As the title says I have cut contact with my parents.
I don’t want to drip feed but this is a long story so I will try to keep it short.
As a child I was neglected, left to fend for myself, my parents were emotionally and mentally abusive towards me, my father went from job to job so we barely had any money, no food, no gas or electricity in the house. We often ate in the dark or by candlelight. As a child I often felt unloved and would act out to get some sort of attention.
I admit I was an unruly teenager, there was no consequences for my behaviour, I was told I would learn from my own mistakes. There was no push for me to go to school, to get a good job or try and better myself. As a result of no consequences I fell in with a bad crowd, got pregnant as a young teen and couldn’t afford to leave my parents home. So I felt stuck for years.
In recent years I pushed myself to get a better education and I’m now in my final year of my degree, I went to night classes and got a well paying job. I saved every penny I had and moved out. My working hours were odd, I relied on them for childcare so I could start work at 7.30am. I would often have discussions with them about not letting my child do what she wanted, the exact same behaviour as I was child. She would be placed in front of the tv for hours on end and fed McDonald’s, chocolate and just general rubbish. This often fell on deaf ears and they would tell me they could do what they liked.

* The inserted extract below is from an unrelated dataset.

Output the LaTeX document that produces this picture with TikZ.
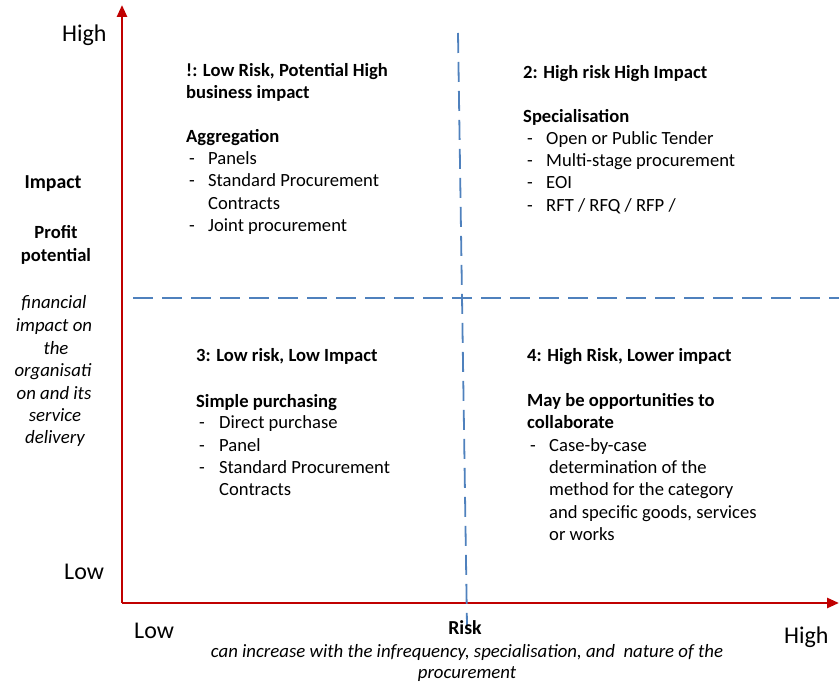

I found a new job, one that allows me to work from home and around my daughters school hours so no longer rely on them for childcare. This is when I decided to go low contact, see them once or twice a month for around 30/45 minutes. During this time I done some soul searching, I slowly realised that my upbringing and family life wasn’t “normal” and that I needed time to heal. So yes I wouldn’t see them for weeks on end and neither would my child.
Since moving out my child is much better behaved, our relationship has improved greatly and I feel like I can finally be the mother I have always wanted to be. I want her to have a better life, better food and travel the world.
There have been small incidents that I have not paid much attention to, just added to my long list of problems. However, in the last couple of days they have accused my partner of being abusive and controlling. They think he is the one taking me away which is so far from the truth, he has been the one to listen to me, to support me and love me the way I deserve to be loved. He adores my dd and she adores him.
I had a final conversation and told them straight that he is not the source of my problems but they were, it was me that made this decision and that I just wanted peace and happiness. I want a loving family and that was it. Since then I have blocked them on everything and cut all contact. Other family members have since reached out and think I’m wrong as my parents have claimed that time doing this has made them depressed and they feel sad all the time.
Was I wrong? Or did I do the right thing?